→ GOAL:
Look through the entries and report how many lines include the word "draw". Give the number alone.

→ Records from a collection:

#####

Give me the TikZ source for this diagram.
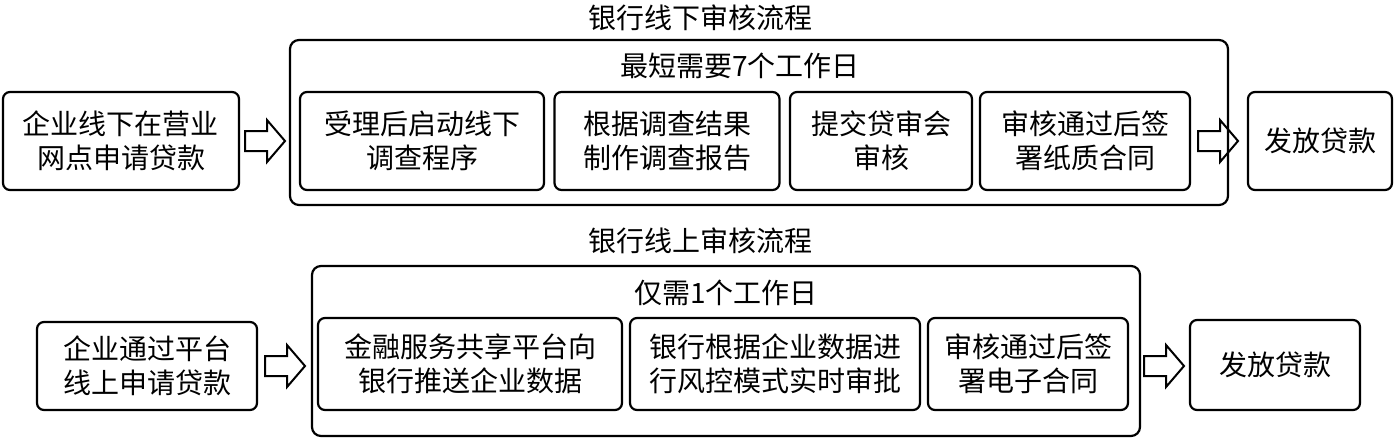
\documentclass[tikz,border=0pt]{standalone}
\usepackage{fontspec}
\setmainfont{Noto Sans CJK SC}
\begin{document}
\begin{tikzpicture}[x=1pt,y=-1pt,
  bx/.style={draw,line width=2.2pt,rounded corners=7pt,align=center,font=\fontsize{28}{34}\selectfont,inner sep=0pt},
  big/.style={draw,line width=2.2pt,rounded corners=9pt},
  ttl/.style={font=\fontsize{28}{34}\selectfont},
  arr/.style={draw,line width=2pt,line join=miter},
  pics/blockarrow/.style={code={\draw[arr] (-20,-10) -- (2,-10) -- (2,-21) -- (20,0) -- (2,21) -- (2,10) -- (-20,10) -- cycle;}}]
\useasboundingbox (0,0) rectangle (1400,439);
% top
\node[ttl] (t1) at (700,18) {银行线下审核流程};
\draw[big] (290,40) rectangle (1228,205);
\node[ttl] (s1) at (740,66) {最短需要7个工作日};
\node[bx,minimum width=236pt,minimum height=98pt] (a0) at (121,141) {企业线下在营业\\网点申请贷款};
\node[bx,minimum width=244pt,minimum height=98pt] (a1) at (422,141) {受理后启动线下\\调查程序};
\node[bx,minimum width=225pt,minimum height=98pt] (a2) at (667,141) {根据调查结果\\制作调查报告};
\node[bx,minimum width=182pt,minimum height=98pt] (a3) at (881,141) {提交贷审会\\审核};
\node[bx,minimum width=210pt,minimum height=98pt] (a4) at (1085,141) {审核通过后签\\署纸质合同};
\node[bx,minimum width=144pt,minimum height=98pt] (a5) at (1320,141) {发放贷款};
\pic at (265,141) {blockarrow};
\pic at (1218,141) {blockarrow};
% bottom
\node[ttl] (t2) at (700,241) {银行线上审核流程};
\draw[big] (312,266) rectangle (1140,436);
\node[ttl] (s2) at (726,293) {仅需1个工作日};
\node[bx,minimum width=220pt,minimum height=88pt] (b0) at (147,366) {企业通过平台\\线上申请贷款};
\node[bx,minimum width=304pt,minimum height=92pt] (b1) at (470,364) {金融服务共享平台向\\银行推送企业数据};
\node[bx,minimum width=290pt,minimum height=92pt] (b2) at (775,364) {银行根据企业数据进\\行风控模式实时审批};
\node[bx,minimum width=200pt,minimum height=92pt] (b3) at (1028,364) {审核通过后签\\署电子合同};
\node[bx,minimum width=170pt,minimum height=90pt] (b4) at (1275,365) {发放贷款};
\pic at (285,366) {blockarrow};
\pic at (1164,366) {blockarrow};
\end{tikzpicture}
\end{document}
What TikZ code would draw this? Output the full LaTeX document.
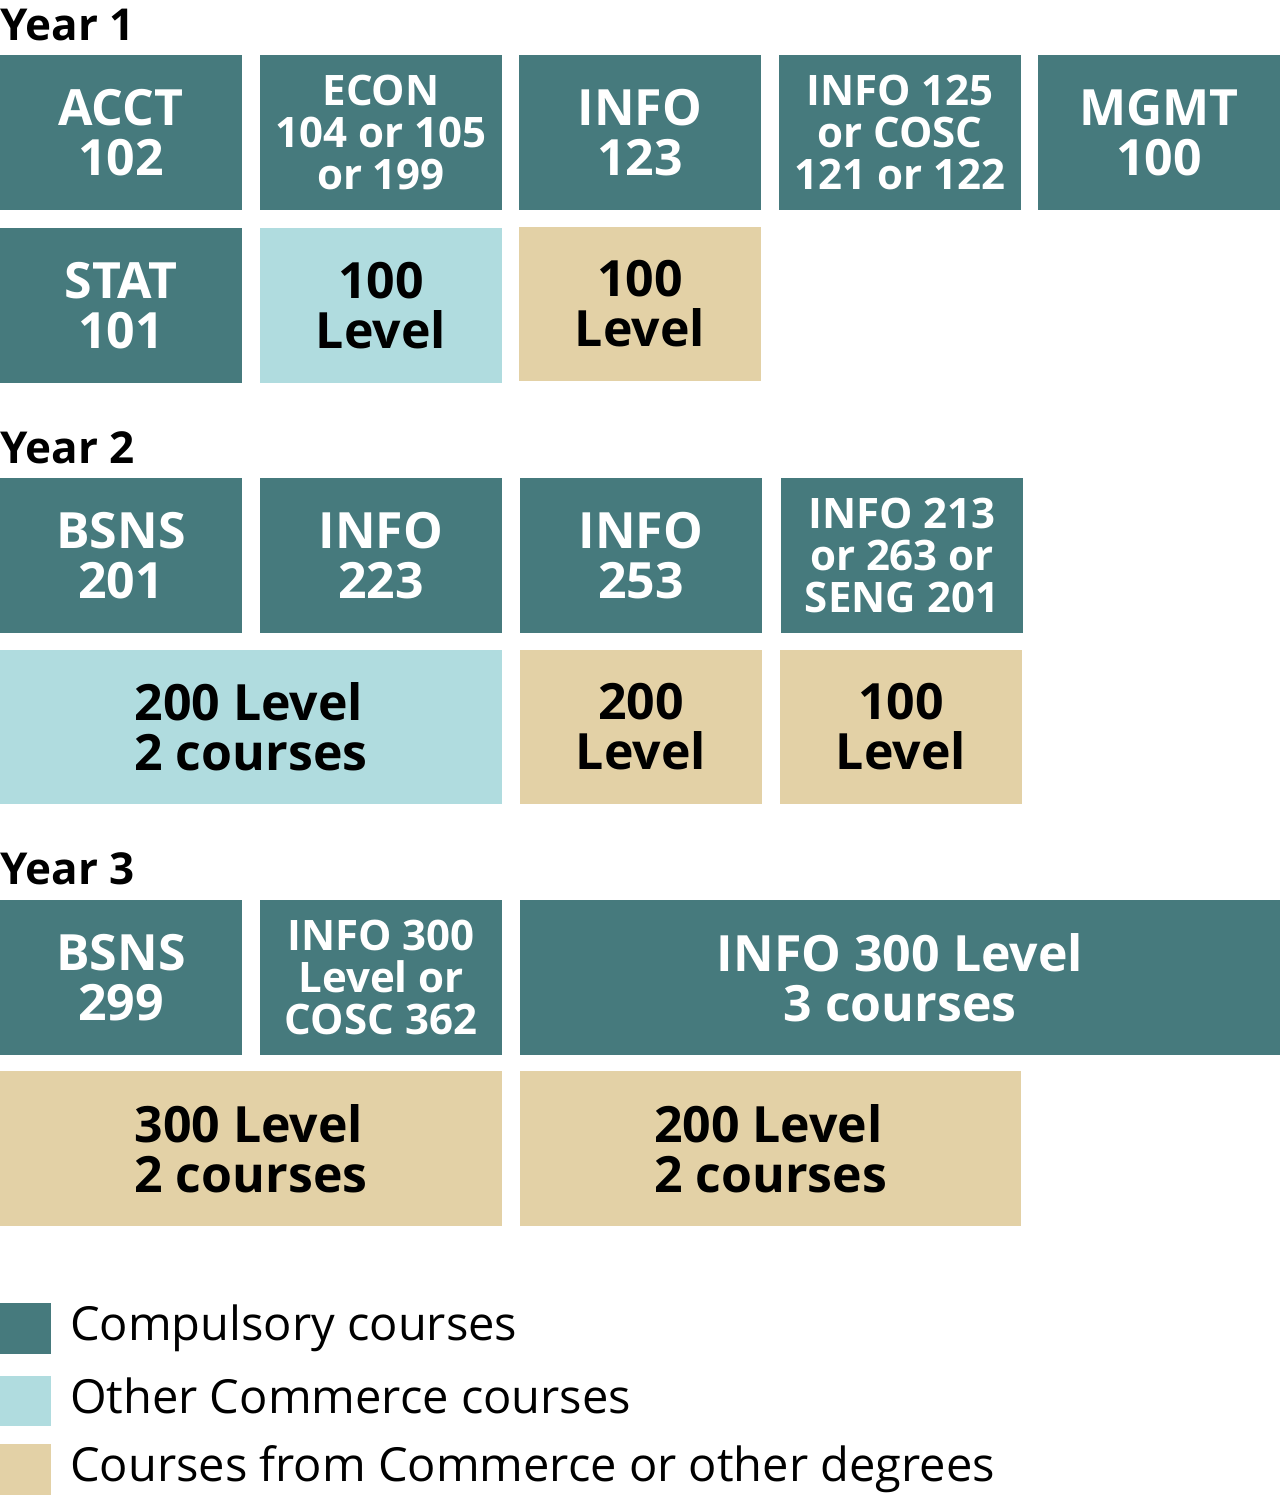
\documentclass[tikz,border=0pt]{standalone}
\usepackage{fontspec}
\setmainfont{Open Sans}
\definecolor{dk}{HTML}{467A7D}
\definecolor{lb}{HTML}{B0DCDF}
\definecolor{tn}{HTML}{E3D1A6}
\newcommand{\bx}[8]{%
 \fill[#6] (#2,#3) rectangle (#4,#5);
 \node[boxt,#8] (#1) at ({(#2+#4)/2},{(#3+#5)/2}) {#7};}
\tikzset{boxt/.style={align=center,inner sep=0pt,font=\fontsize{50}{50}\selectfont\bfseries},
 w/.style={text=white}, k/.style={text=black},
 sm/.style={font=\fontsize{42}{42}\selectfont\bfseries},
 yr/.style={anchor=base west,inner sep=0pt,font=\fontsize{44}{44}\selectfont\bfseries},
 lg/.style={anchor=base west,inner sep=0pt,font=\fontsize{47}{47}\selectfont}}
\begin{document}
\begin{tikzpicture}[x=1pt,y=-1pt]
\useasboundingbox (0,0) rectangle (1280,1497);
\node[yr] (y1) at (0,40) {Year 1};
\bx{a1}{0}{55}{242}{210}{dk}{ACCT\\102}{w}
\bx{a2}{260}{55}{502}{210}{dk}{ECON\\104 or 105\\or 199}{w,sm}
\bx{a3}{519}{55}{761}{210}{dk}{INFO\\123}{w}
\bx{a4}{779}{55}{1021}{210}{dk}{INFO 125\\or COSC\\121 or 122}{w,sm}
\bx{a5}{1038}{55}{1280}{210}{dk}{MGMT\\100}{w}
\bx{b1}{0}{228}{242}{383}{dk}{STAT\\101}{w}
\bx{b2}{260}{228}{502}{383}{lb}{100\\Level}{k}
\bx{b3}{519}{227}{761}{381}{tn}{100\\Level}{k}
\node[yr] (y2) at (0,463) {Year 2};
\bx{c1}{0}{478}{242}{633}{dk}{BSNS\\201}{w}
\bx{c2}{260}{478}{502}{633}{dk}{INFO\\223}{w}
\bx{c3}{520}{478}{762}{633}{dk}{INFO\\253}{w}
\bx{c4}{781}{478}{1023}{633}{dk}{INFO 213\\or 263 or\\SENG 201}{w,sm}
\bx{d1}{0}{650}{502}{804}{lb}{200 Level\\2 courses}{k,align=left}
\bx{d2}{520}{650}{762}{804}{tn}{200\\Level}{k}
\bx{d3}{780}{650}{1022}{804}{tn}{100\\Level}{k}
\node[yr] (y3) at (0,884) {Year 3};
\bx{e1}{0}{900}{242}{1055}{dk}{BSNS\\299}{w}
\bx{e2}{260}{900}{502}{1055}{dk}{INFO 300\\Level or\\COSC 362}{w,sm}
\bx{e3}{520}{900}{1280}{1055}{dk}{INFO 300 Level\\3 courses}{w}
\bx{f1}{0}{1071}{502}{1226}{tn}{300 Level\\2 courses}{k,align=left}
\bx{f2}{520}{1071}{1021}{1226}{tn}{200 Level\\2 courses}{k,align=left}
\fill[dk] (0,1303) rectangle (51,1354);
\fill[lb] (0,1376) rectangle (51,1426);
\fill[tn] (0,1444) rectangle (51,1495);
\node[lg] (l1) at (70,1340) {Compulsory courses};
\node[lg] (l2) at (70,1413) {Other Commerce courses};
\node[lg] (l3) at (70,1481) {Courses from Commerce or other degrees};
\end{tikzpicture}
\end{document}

#####

→ WRITTEN REPLY:
7